Copyright holders have criticised the decision to remove any reference to “intellectual property” from the Google-inspired computing curriculum.

In an earlier draft, the curriculum required students to “respect individuals and intellectual property” in key stage 2 (for children aged 7-11)as part of a section on understanding the internet and using technology safely.

It also required them to “create, reuse, revise and repurpose digital information and content with attention to design, intellectual property and audience” in key stage 3 (for children aged 11-14).

But in the new version, all references to intellectual property have been removed. The Department for Education said that the subject is too “complex and fast-changing” for students.

“The new computing curriculum has been developed in association with experts such as Microsoft, Google and the British Computer Society,” a spokeswoman for the Department for Education said. “With a much greater focus on practical experience, it replaces an outdated ICT [information and communications technology] curriculum and will mean that, for the first time, all pupils will be taught how to write, create and test computer programs.
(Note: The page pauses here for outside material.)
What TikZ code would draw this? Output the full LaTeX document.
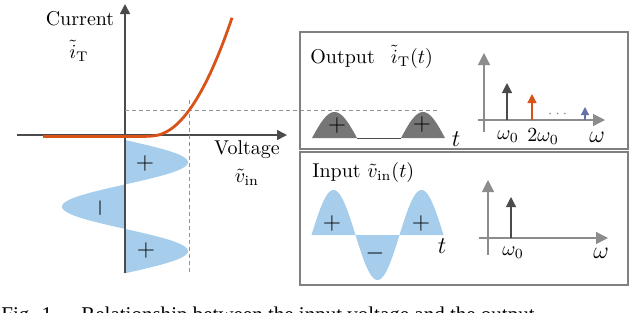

“By removing the references to intellectual property rights, which require expertise in a complex and fast-changing area of the law, we will be focusing the efforts of schools on teaching pupils the fundamental principles of computer science, which are vital for a growing range of careers in the 21st-century economy.”

Google did not respond to a request for comment on whether their advice influenced the decision to eliminate intellectual property from the curriculum. But the company has repeatedly criticised the UK’s law on copyright, and David Cameron cited Google’s founders when announcing the decision to review intellectual property regulations in 2011.

“The founders of Google have said they could never have started their company in Britain,” Mr Cameron said at the time. He promised to change the laws if necessary to “make them fit for the internet age” and ”break down the barriers to innovation”.

Copyright holders see the decision as part of a pattern where technology companies are favoured over creative industries, however.

Russell Baston, a fellow of the British Institute of Professional Photographers, said the decision reflects a political climate in which creators are being given increasingly less protection under intellectual property laws. But many students will need to protect their own copyright in future, as well as respecting others, he added.

“If students go on to image-based courses themselves, they become very concerned about copyright,” he said. “Taking intellectual property out of the curriculum is a big mistake.” According to the government’s own figures, creative industries, many of which are vulnerable to intellectual property abuses, are worth pound;36 billion a year to the UK economy.